The study adopted a cross-sectional survey design and used a multi-stage sampling technique to select the 421 participants of this study. Four validated questionnaires were used for data collection, which was pilot tested through test-re-test. Three hypotheses were formulated and tested. Analysis of data was done using descriptive statistics and multiple regression analysis
fixed at the 0.05 level of significance.
The findings revealed that the most potent predictor of undergraduates' academic engagement is emotional intelligence (β = .412; t = 5.171; p = .000 < .05) followed by resilience (β = .288; t = 3.923; p = .000 <.05), and lastly by academic stress (β = .288; t = -2.666; p = .000 <.05).
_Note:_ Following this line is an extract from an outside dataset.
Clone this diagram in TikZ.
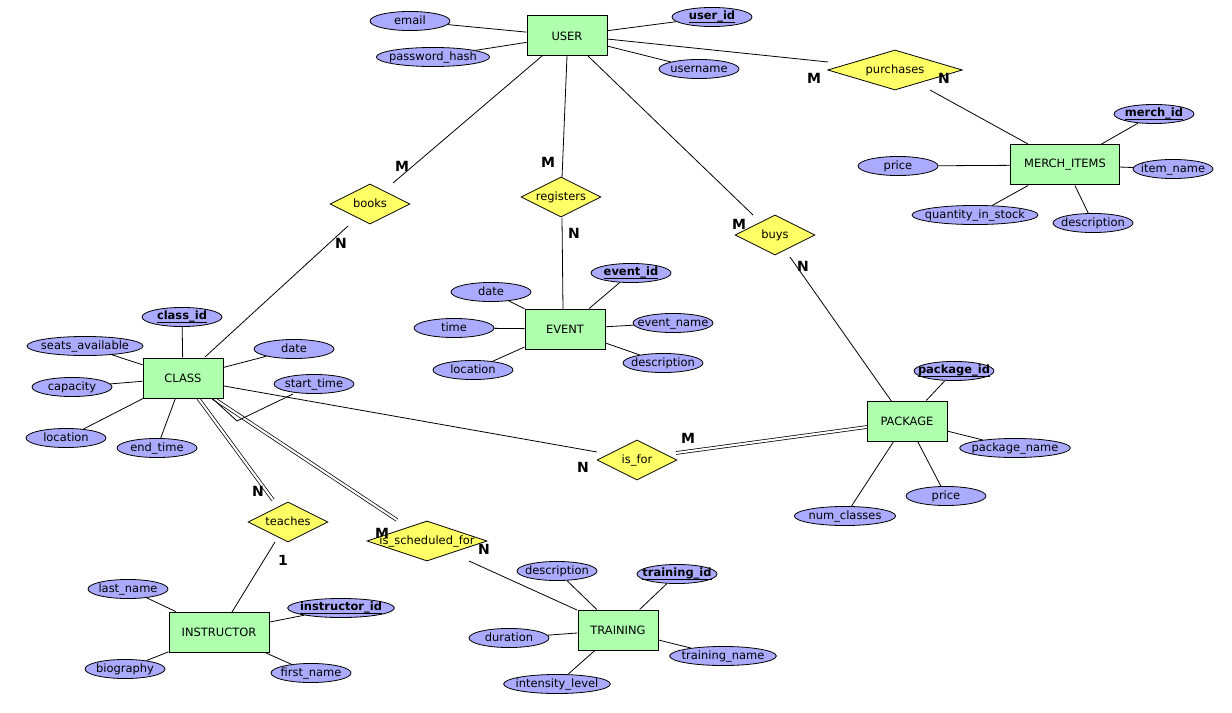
\documentclass[tikz,border=0pt]{standalone}
\usepackage{fontspec}
\setmainfont{DejaVu Sans}
\usetikzlibrary{shapes.geometric,calc,backgrounds}
\definecolor{entfill}{HTML}{AFFFAF}
\definecolor{attfill}{HTML}{AAAAFF}
\definecolor{relfill}{HTML}{FFFF66}
\newcommand\mkz[1]{\makebox[0pt]{\smash{#1}\rule[-0.2em]{0pt}{0.94em}}}
\newcommand\keyt[1]{\makebox[0pt]{\textbf{\underline{\smash{#1}}}\rule[-0.2em]{0pt}{0.94em}}}
\begin{document}
\begin{tikzpicture}[x=0.75pt,y=-0.75pt,
  every node/.style={font=\fontsize{8.6}{10}\selectfont},
  entity/.style={draw, line width=0.75pt, fill=entfill, minimum width=60pt, minimum height=30pt, inner sep=0pt},
  attr/.style={draw, line width=0.6pt, ellipse, fill=attfill, minimum width=60pt, minimum height=14.3pt, inner sep=0pt},
  rel/.style={draw, line width=0.6pt, diamond, fill=relfill, minimum width=60pt, minimum height=30pt, inner sep=0pt},
  conn/.style={line width=0.6pt},
  dconn/.style={line width=0.55pt, double, double distance=1.6pt},
  card/.style={font=\fontsize{10.5}{12}\selectfont\bfseries, inner sep=0pt},
]
\path[use as bounding box] (0,0) rectangle (1232,713);

% entities
\node[entity] (USER) at (567,36) {USER};
\node[entity, minimum width=82pt] (MERCH) at (1065,165) {MERCH\_ITEMS};
\node[entity] (EVENT) at (565,329) {EVENT};
\node[entity] (CLASS) at (183,378) {CLASS};
\node[entity] (PACKAGE) at (907,421) {PACKAGE};
\node[entity, minimum width=75pt] (INSTR) at (219,632) {INSTRUCTOR};
\node[entity] (TRAIN) at (618,630) {TRAINING};

% relationships
\node[rel] (books) at (370,204) {\mkz{books}};
\node[rel] (registers) at (561,197) {\mkz{registers}};
\node[rel] (buys) at (775,235) {\mkz{buys}};
\node[rel, minimum width=101pt] (purchases) at (895,70) {\mkz{purchases}};
\node[rel] (isfor) at (637,460) {\mkz{is\_for}};
\node[rel] (teaches) at (288,522) {\mkz{teaches}};
\node[rel, minimum width=90pt] (issched) at (427,541) {\mkz{is\_scheduled\_for}};

% USER attributes
\node[attr] (u_email) at (410,21) {\mkz{email}};
\node[attr, minimum width=85pt] (u_pw) at (433,57) {\mkz{password\_hash}};
\node[attr] (u_id) at (712,17) {\keyt{user\_id}};
\node[attr] (u_name) at (699,69) {\mkz{username}};
% MERCH attributes
\node[attr] (m_id) at (1154,114) {\keyt{merch\_id}};
\node[attr] (m_price) at (898,166) {\mkz{price}};
\node[attr] (m_item) at (1173,169) {\mkz{item\_name}};
\node[attr, minimum width=94.5pt] (m_qty) at (975,215) {\mkz{quantity\_in\_stock}};
\node[attr] (m_desc) at (1093,223) {\mkz{description}};
% EVENT attributes
\node[attr] (e_id) at (631,273) {\keyt{event\_id}};
\node[attr] (e_date) at (491,292) {\mkz{date}};
\node[attr] (e_time) at (454,328) {\mkz{time}};
\node[attr] (e_loc) at (473,370) {\mkz{location}};
\node[attr] (e_name) at (673,323) {\mkz{event\_name}};
\node[attr] (e_desc) at (663,363) {\mkz{description}};
% CLASS attributes
\node[attr] (c_id) at (182,317) {\keyt{class\_id}};
\node[attr, minimum width=87pt] (c_seats) at (85,346) {\mkz{seats\_available}};
\node[attr] (c_date) at (294,349) {\mkz{date}};
\node[attr] (c_cap) at (72,387) {\mkz{capacity}};
\node[attr] (c_start) at (314,384) {\mkz{start\_time}};
\node[attr] (c_loc) at (66,438) {\mkz{location}};
\node[attr] (c_end) at (157,448) {\mkz{end\_time}};
% PACKAGE attributes
\node[attr] (p_id) at (954,371) {\keyt{package\_id}};
\node[attr, minimum width=83pt] (p_name) at (1015,448) {\mkz{package\_name}};
\node[attr] (p_price) at (946,496) {\mkz{price}};
\node[attr, minimum width=76pt] (p_num) at (845,516) {\mkz{num\_classes}};
% INSTRUCTOR attributes
\node[attr] (i_last) at (128,589) {\mkz{last\_name}};
\node[attr, minimum width=80pt] (i_id) at (341,608) {\keyt{instructor\_id}};
\node[attr] (i_bio) at (125,669) {\mkz{biography}};
\node[attr] (i_first) at (311,673) {\mkz{first\_name}};
% TRAINING attributes
\node[attr] (t_desc) at (557,571) {\mkz{description}};
\node[attr] (t_id) at (677,574) {\keyt{training\_id}};
\node[attr] (t_dur) at (509,638) {\mkz{duration}};
\node[attr, minimum width=80pt] (t_name) at (723,656) {\mkz{training\_name}};
\node[attr, minimum width=80pt] (t_int) at (557,684) {\mkz{intensity\_level}};

% cardinalities
\node[card] (cb1) at (402,166) {M};
\node[card] (cb2) at (341,243) {N};
\node[card] (cr1) at (548,162) {M};
\node[card] (cr2) at (574,233) {N};
\node[card] (cy1) at (739,224) {M};
\node[card] (cy2) at (803,266) {N};
\node[card] (cp1) at (814,78) {M};
\node[card] (cp2) at (944,78) {N};
\node[card] (cf1) at (583,467) {N};
\node[card] (cf2) at (688,438) {M};
\node[card] (ct1) at (258,491) {N};
\node[card] (ct2) at (283,560) {1};
\node[card] (cs1) at (382,533) {M};
\node[card] (cs2) at (484,549) {N};

\begin{scope}[on background layer]
\fill[white] (0,0) rectangle (1232,713);
% relationship connectors
\draw[conn] ($(USER)+(-25,20)$) -- ($(books)+(23,-21)$);
\draw[conn] ($(USER)+(0,20)$) -- ($(registers)+(1,-19)$);
\draw[conn] ($(USER)+(21,20)$) -- ($(buys)+(-22,-20)$);
\draw[conn] ($(USER)+(40,3)$) -- ($(purchases)+(-67,-8)$);
\draw[conn] ($(purchases)+(35,20)$) -- ($(MERCH)+(-37,-21)$);
\draw[conn] ($(books)+(-22,22)$) -- ($(CLASS)+(22,-21)$);
\draw[conn] ($(registers)+(1,21)$) -- ($(EVENT)+(-2,-20)$);
\draw[conn] ($(buys)+(15,22)$) -- ($(PACKAGE)+(-15,-19)$);
\draw[conn] ($(CLASS)+(41,8)$) -- ($(isfor)+(-40,-8)$);
\draw[dconn] ($(isfor)+(39,-7)$) -- ($(PACKAGE)+(-40,6)$);
\draw[dconn] ($(CLASS)+(15,20)$) -- ($(teaches)+(-15,-22)$);
\draw[dconn] ($(CLASS)+(30,20)$) -- ($(issched)+(-30,-21)$);
\draw[conn] ($(teaches)+(-13,20)$) -- ($(INSTR)+(13,-20)$);
\draw[conn] ($(issched)+(42,20)$) -- ($(TRAIN)+(-41,-20)$);
% attribute connectors
\foreach \a in {u_email,u_pw,u_id,u_name} \draw[conn] (USER) -- (\a);
\foreach \a in {m_id,m_price,m_item,m_qty,m_desc} \draw[conn] (MERCH) -- (\a);
\foreach \a in {e_id,e_date,e_time,e_loc,e_name,e_desc} \draw[conn] (EVENT) -- (\a);
\foreach \a in {c_id,c_seats,c_date,c_cap,c_loc,c_end} \draw[conn] (CLASS) -- (\a);
\draw[conn] ($(CLASS)+(30,21)$) -- ($(CLASS)+(54,43)$) -- ($(c_start)+(-21,10)$);
\foreach \a in {p_id,p_name,p_price,p_num} \draw[conn] (PACKAGE) -- (\a);
\foreach \a in {i_last,i_id,i_bio,i_first} \draw[conn] (INSTR) -- (\a);
\foreach \a in {t_desc,t_id,t_dur,t_name,t_int} \draw[conn] (TRAIN) -- (\a);
\end{scope}
\end{tikzpicture}
\end{document}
There was a significant prediction of male (R = .334; R2 = .111; Adj R2 = .111; F (4,147) = 7.712; p = .000 <.05) and female (R = .454; R2 = .206; R2 (adj.) = .206; F (4,243) = 10.534; p .000 <.05) undergraduates' academic engagement. Also, the predictors variable accounted for 25% of the variance observed in the undergraduates' academic engagement in private universities and 15% in the public universities.
It is therefore concluded that since academic engagement is important in the overall performance of students in their chosen course of study, it is suggested that academic burnout should be carefully and thoroughly checkmated for students to fully benefit from school outcomes.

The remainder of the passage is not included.